Short exercise:
Reproduce the lines exactly, beginning with the line that has "Recreate this image" and ending with the line that has "step_minutes = 6". Images are left out.

(Records with drawing code)
━━━━━━━━━━━━━━━━━━━━━━━━━━━━━━
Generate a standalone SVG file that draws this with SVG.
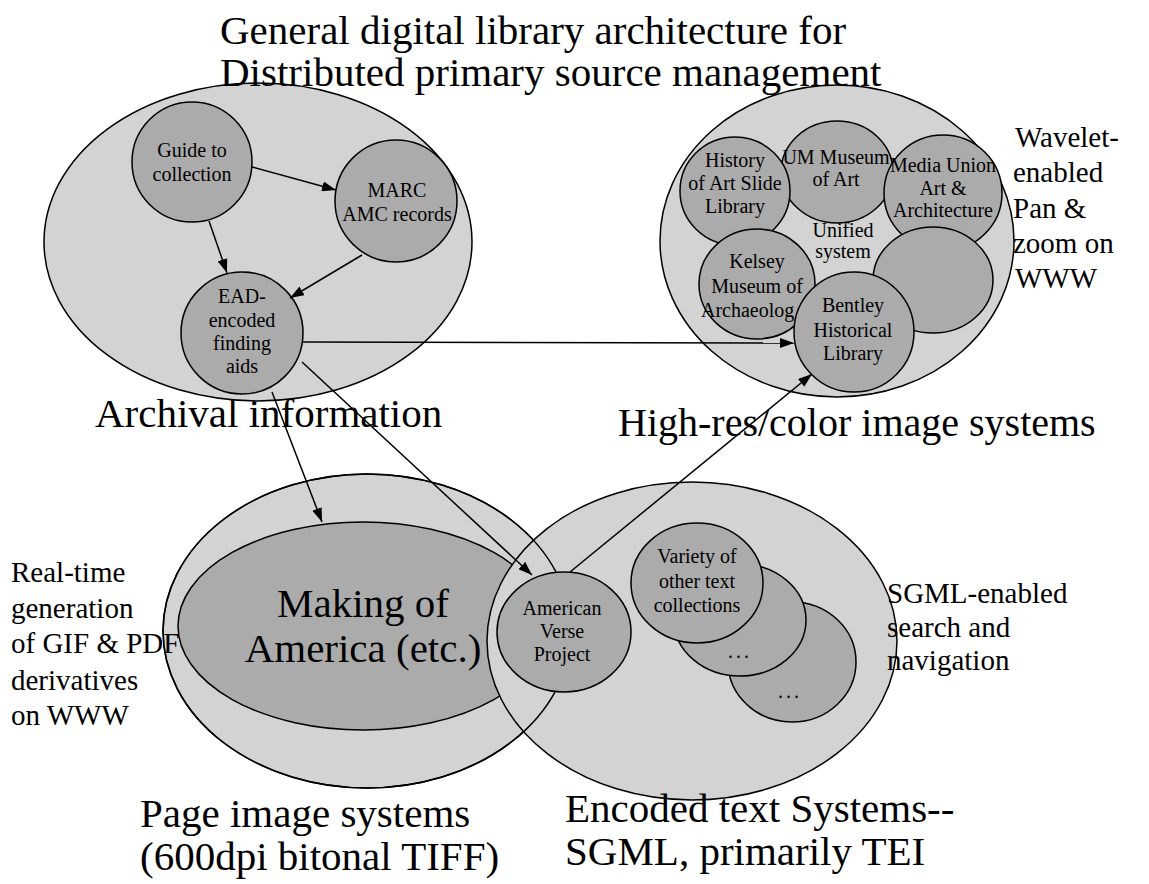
<svg xmlns="http://www.w3.org/2000/svg" width="1149" height="884" viewBox="0 0 1149 884">
<style>
.outer{fill:#d3d3d3;stroke:#000;stroke-width:1.5}
.inner{fill:#ababab;stroke:#000;stroke-width:1.5}
.edge{fill:none;stroke:#000;stroke-width:1.5}
.big{font-size:41px}
.side{font-size:29px}
.nd{font-size:20px;text-anchor:middle}
.conn{stroke:#000;stroke-width:1.5;fill:none;marker-end:url(#ah)}
</style>
<defs>
<marker id="ah" viewBox="0 0 14 10" refX="14" refY="5" markerWidth="14" markerHeight="10" markerUnits="userSpaceOnUse" orient="auto"><path d="M0,0 L14,5 L0,10 z" fill="#000"/></marker>
</defs>
<rect width="1149" height="884" fill="#fff"/>
<g font-family="Liberation Serif, Times New Roman, serif" fill="#000">

<g id="archival"><ellipse class="outer" cx="258" cy="242" rx="214" ry="159"/></g>
<g id="guide"><circle class="inner" cx="192" cy="162" r="60"/><text class="nd" x="192" y="157">Guide to</text><text class="nd" x="192" y="181">collection</text></g>
<g id="marc"><circle class="inner" cx="396" cy="201" r="61"/><text class="nd" x="397" y="197">MARC</text><text class="nd" x="397" y="221">AMC records</text></g>
<g id="ead"><circle class="inner" cx="242" cy="333" r="61"/><text class="nd" x="242" y="303">EAD-</text><text class="nd" x="242" y="327">encoded</text><text class="nd" x="242" y="350">finding</text><text class="nd" x="242" y="373">aids</text></g>

<g id="highres"><ellipse class="outer" cx="837" cy="241" rx="177" ry="156"/></g>
<g id="um"><ellipse class="inner" cx="837" cy="172" rx="56" ry="51"/><text class="nd" x="836" y="164">UM Museum</text><text class="nd" x="836" y="186">of Art</text></g>
<g id="history"><ellipse class="inner" cx="735" cy="191" rx="55" ry="54"/><text class="nd" x="735" y="167">History</text><text class="nd" x="735" y="190">of Art Slide</text><text class="nd" x="735" y="213">Library</text></g>
<g id="mediaunion"><ellipse class="inner" cx="943" cy="193" rx="59" ry="58"/><text class="nd" x="943" y="172">Media Union</text><text class="nd" x="943" y="195">Art &amp;</text><text class="nd" x="943" y="217">Architecture</text></g>
<g id="blank"><ellipse class="inner" cx="933" cy="280" rx="60" ry="53"/></g>
<g id="kelsey"><ellipse class="inner" cx="757" cy="284" rx="58" ry="55"/><text class="nd" x="757" y="268">Kelsey</text><text class="nd" x="757" y="293">Museum of</text><text font-size="20" x="701" y="317">Archaeolog</text></g>
<g id="bentley"><circle class="inner" cx="854" cy="332" r="60"/><text class="nd" x="853" y="312">Bentley</text><text class="nd" x="853" y="337">Historical</text><text class="nd" x="853" y="360">Library</text></g>
<g id="unified"><text class="nd" x="843" y="237">Unified</text><text class="nd" x="843" y="258">system</text></g>

<g id="pageimage"><ellipse class="outer" cx="367" cy="631" rx="204" ry="157"/></g>
<g id="making"><ellipse class="inner" cx="363" cy="626" rx="185" ry="104"/></g>
<g id="encoded"><ellipse class="outer" cx="692" cy="641" rx="205" ry="159"/></g>
<ellipse class="edge" cx="367" cy="631" rx="204" ry="157"/>
<g id="making-label"><text class="big" x="363" y="617" text-anchor="middle">Making of</text><text class="big" x="363" y="662" text-anchor="middle">America (etc.)</text></g>
<g id="dots2"><ellipse class="inner" cx="792" cy="662" rx="64" ry="60"/><text class="nd" x="790" y="698" letter-spacing="3">...</text></g>
<g id="dots1"><ellipse class="inner" cx="740" cy="620" rx="66" ry="56"/><text class="nd" x="740" y="658" letter-spacing="3">...</text></g>
<g id="variety"><ellipse class="inner" cx="697" cy="583" rx="66" ry="60"/><text class="nd" x="697" y="563">Variety of</text><text class="nd" x="697" y="588">other text</text><text class="nd" x="697" y="612">collections</text></g>
<g id="americanverse"><ellipse class="inner" cx="564" cy="632" rx="67" ry="60"/><text class="nd" x="562" y="615">American</text><text class="nd" x="562" y="638">Verse</text><text class="nd" x="562" y="661">Project</text></g>

<g id="title" class="big"><text x="220" y="44">General digital library architecture for</text><text x="220" y="86">Distributed primary source management</text></g>
<text class="big" x="95" y="427">Archival information</text>
<text x="618" y="436" font-size="40">High-res/color image systems</text>
<g id="wavelet" class="side"><text x="1015" y="147">Wavelet-</text><text x="1013" y="182">enabled</text><text x="1013" y="218">Pan &amp;</text><text x="1013" y="253">zoom on</text><text x="1015" y="288">WWW</text></g>
<g id="realtime" class="side"><text x="11" y="582">Real-time</text><text x="11" y="618">generation</text><text x="11" y="653">of GIF &amp; PDF</text><text x="11" y="690">derivatives</text><text x="11" y="725">on WWW</text></g>
<g id="sgml" class="side"><text x="887" y="603">SGML-enabled</text><text x="887" y="637">search and</text><text x="887" y="670">navigation</text></g>
<g id="pagelabel" class="big"><text x="140" y="827">Page image systems</text><text x="140" y="870">(600dpi bitonal TIFF)</text></g>
<g id="encodedlabel" class="big"><text x="565" y="822">Encoded text Systems--</text><text x="565" y="865">SGML, primarily TEI</text></g>

<g id="connectors">
<line class="conn" x1="252" y1="167" x2="336" y2="190"/>
<line class="conn" x1="209" y1="221" x2="227" y2="273"/>
<line class="conn" x1="362" y1="255" x2="290" y2="298"/>
<line class="conn" x1="303" y1="342" x2="794" y2="343"/>
<line class="conn" x1="272" y1="392" x2="322" y2="522"/>
<line class="conn" x1="302" y1="362" x2="532" y2="575"/>
<line class="conn" x1="570" y1="572" x2="812" y2="374"/>
</g>
</g>
</svg>
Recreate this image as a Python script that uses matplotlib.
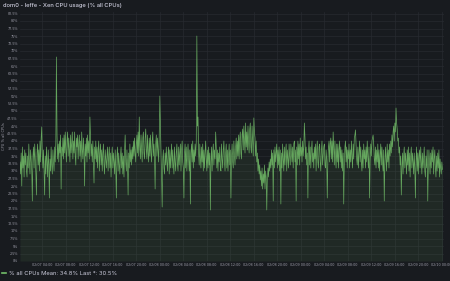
import numpy as np
import pandas as pd
import matplotlib
matplotlib.use("Agg")
import matplotlib.pyplot as plt
import matplotlib.dates as mdates
from matplotlib.lines import Line2D

title = "dom0 - leffe - Xen CPU usage (% all CPUs)"
series_name = "% all CPUs"
legend_stats = "Mean: 34.8% Last *: 30.5%"
y_label = "CPU % all CPUs"
start_time = "2025-02-07 00:15"
step_minutes = 6

cpu_values = [
    33, 29, 36, 25, 38, 31, 35, 28, 37, 32,
    36, 30, 28, 35, 31, 39, 33, 29, 37, 34,
    30, 20, 35, 38, 31, 39, 34, 29, 22, 36,
    39, 32, 37, 30, 40, 33, 41, 44.7, 35, 31,
    37, 30, 22, 35, 29, 38, 33, 28, 37, 32,
    21, 34, 30, 38, 32, 29, 37, 33, 30, 38,
    33, 40, 68, 42, 34, 39, 33, 40, 36, 42,
    24, 38, 35, 41, 34, 42, 36, 43, 37, 33,
    40, 43, 35, 41, 37, 33, 42, 36, 39, 43,
    34, 40, 36, 43, 35, 32, 41, 38, 42, 34,
    39, 42, 35, 40, 33, 43, 37, 34, 41, 36,
    25, 39, 35, 41, 33, 42, 36, 40, 34, 48,
    41, 35, 39, 33, 40, 32, 26, 38, 34, 40,
    33, 38, 31, 37, 40, 30, 36, 39, 32, 37,
    30, 36, 39, 32, 29, 37, 34, 31, 35, 38,
    30, 35, 38, 31, 36, 28, 34, 38, 31, 36,
    33, 29, 37, 31, 21, 35, 38, 30, 36, 32,
    29, 35, 38, 31, 36, 29, 35, 28, 37, 42,
    33, 30, 37, 32, 22, 36, 31, 39, 33, 37,
    32, 38, 34, 40, 35, 41, 36, 33, 39, 42,
    36, 43, 35, 48, 38, 34, 42, 37, 33, 41,
    43, 36, 34, 41, 44, 37, 34, 42, 36, 33,
    41, 35, 42, 36, 33, 40, 43, 35, 39, 34,
    24, 39, 42, 35, 41, 37, 33, 42, 55, 45,
    36, 28, 18, 34, 37, 31, 29, 36, 32, 38,
    33, 30, 36, 38, 29, 37, 31, 35, 39, 31,
    37, 32, 29, 38, 33, 30, 36, 39, 32, 30,
    38, 32, 36, 39, 30, 37, 40, 33, 31, 21,
    36, 39, 31, 38, 30, 35, 39, 34, 30, 37,
    19, 36, 39, 33, 40, 31, 37, 33, 39, 35,
    40, 75, 45, 48, 36, 32, 39, 34, 31, 38,
    33, 39, 30, 37, 31, 36, 40, 34, 30, 37,
    31, 38, 32, 36, 17, 33, 38, 30, 36, 39,
    32, 37, 34, 43, 38, 31, 37, 30, 36, 33,
    38, 31, 30, 39, 34, 31, 37, 40, 33, 30,
    36, 39, 31, 37, 30, 35, 39, 32, 37, 21,
    34, 39, 33, 31, 40, 35, 32, 38, 41, 34,
    40, 35, 42, 34, 41, 43, 36, 34, 42, 44,
    37, 45, 40, 36, 46, 38, 43, 37, 45, 40,
    36, 44, 46, 38, 36, 45, 40, 35, 47.7, 43,
    41, 35, 40, 33, 36, 30, 34, 29, 32, 27,
    30, 25, 31, 24, 29, 26, 32, 24, 30, 28,
    17, 27, 31, 28, 33, 30, 34, 31, 37, 32,
    36, 20, 37, 31, 38, 33, 36, 39, 31, 37,
    32, 38, 30, 37, 19, 36, 31, 39, 34, 30,
    38, 32, 36, 39, 30, 37, 34, 31, 39, 35,
    32, 39, 36, 33, 38, 31, 39, 40, 33, 37,
    20, 38, 32, 40, 34, 39, 32, 41, 35, 38,
    33, 40, 35, 38, 46, 41, 34, 38, 32, 36,
    21, 37, 40, 32, 38, 31, 37, 40, 33, 36,
    31, 38, 34, 39, 30, 37, 40, 33, 31, 38,
    39, 33, 30, 37, 40, 32, 35, 38, 39, 32,
    31, 37, 34, 21, 33, 38, 40, 33, 39, 41,
    34, 40, 33, 43, 38, 32, 40, 35, 31, 39,
    33, 39, 31, 37, 40, 33, 38, 31, 37, 30,
    36, 19, 32, 38, 40, 33, 38, 31, 37, 34,
    39, 31, 37, 33, 40, 35, 31, 39, 34, 41,
    42, 43.7, 39, 34, 32, 38, 31, 36, 40, 33,
    38, 33, 30, 37, 31, 39, 34, 37, 31, 38,
    33, 40, 35, 31, 38, 21, 33, 39, 35, 40,
    41, 42, 39, 34, 32, 38, 31, 37, 33, 39,
    31, 37, 30, 35, 39, 32, 38, 33, 30, 37,
    20, 32, 38, 34, 30, 39, 33, 37, 31, 39,
    35, 40, 36, 42, 38, 43, 45, 40, 46, 43,
    51, 46, 44, 40, 41, 36, 38, 32, 35, 22,
    31, 36, 29, 35, 38, 31, 36, 33, 29, 37,
    32, 38, 30, 36, 28, 35, 38, 31, 36, 33,
    29, 36, 31, 21, 33, 38, 30, 36, 29, 35,
    37, 31, 38, 33, 29, 36, 31, 34, 38, 30,
    28, 35, 31, 37, 20, 31, 37, 33, 29, 36,
    31, 37, 33, 38, 29, 34, 37, 31, 28, 35,
    30, 36, 31, 37, 28, 34, 31, 29, 33, 30.5,
]

times = pd.date_range(start_time, periods=len(cpu_values), freq=f"{step_minutes}min")

BG = "#181b1f"
LINE = "#73bf69"
GRID = "#272a30"
TXT = "#ccccdc"
TICK = "#9a9aa6"

fig = plt.figure(figsize=(4.5, 2.81), dpi=100, facecolor=BG)
ax = fig.add_axes([20/450, 1-261/281, 424/450, 249/281], facecolor=BG)

ax.fill_between(times, cpu_values, 0, color=LINE, alpha=0.09, linewidth=0)
ax.plot(times, cpu_values, color=LINE, linewidth=0.5, alpha=0.85)

yt = np.arange(0, 83, 2.5)
ax.set_ylim(0, 83)
ax.set_yticks(yt)
ax.set_yticklabels([f"{v:g}%" for v in yt])
ax.set_xlim(times[0], pd.Timestamp("2025-02-10 00:25"))
ax.xaxis.set_major_locator(mdates.HourLocator(byhour=[0, 4, 8, 12, 16, 20]))
ax.xaxis.set_major_formatter(mdates.DateFormatter("%m/%d %H:%M"))

ax.tick_params(axis="both", length=0, colors=TICK, labelsize=2.4, pad=1.5)
ax.grid(True, color=GRID, linewidth=0.5)
ax.set_axisbelow(True)
for s in ax.spines.values():
    s.set_visible(False)

ax.set_ylabel(y_label, color=TICK, fontsize=2.6, labelpad=1)

fig.text(3/450, 1-6/281, title, color=TXT, fontsize=4.2, family="Inter",
         ha="left", va="center", fontweight="medium")

handle = Line2D([], [], color=LINE, linewidth=1.2)
fig.legend([handle], [f"{series_name} {legend_stats}"], loc="center left",
           bbox_to_anchor=(0, 1-273/281), frameon=False,
           handlelength=0.8, handletextpad=0.5, borderaxespad=0, borderpad=0.3,
           labelcolor=TXT, prop={"family": "Inter", "size": 4.2})

fig.savefig("out.png", dpi=100, facecolor=BG)
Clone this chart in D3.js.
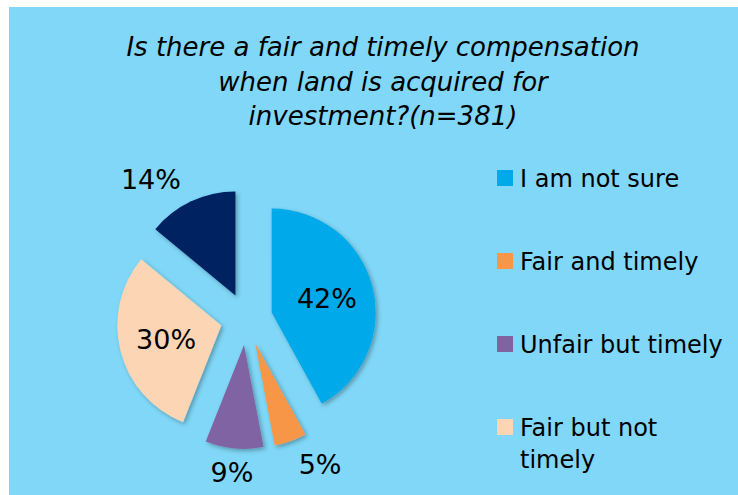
━━━━━━━━━━━━━━━━━━━━━━━━━━━━━━
Reply:
Recreate this image as a Python script that uses matplotlib.
import numpy as np
import pandas as pd
import matplotlib
matplotlib.use("Agg")
import matplotlib.pyplot as plt
import matplotlib.dates as mdates
from matplotlib.lines import Line2D

title = "dom0 - leffe - Xen CPU usage (% all CPUs)"
series_name = "% all CPUs"
legend_stats = "Mean: 34.8% Last *: 30.5%"
y_label = "CPU % all CPUs"
start_time = "2025-02-07 00:15"
step_minutes = 6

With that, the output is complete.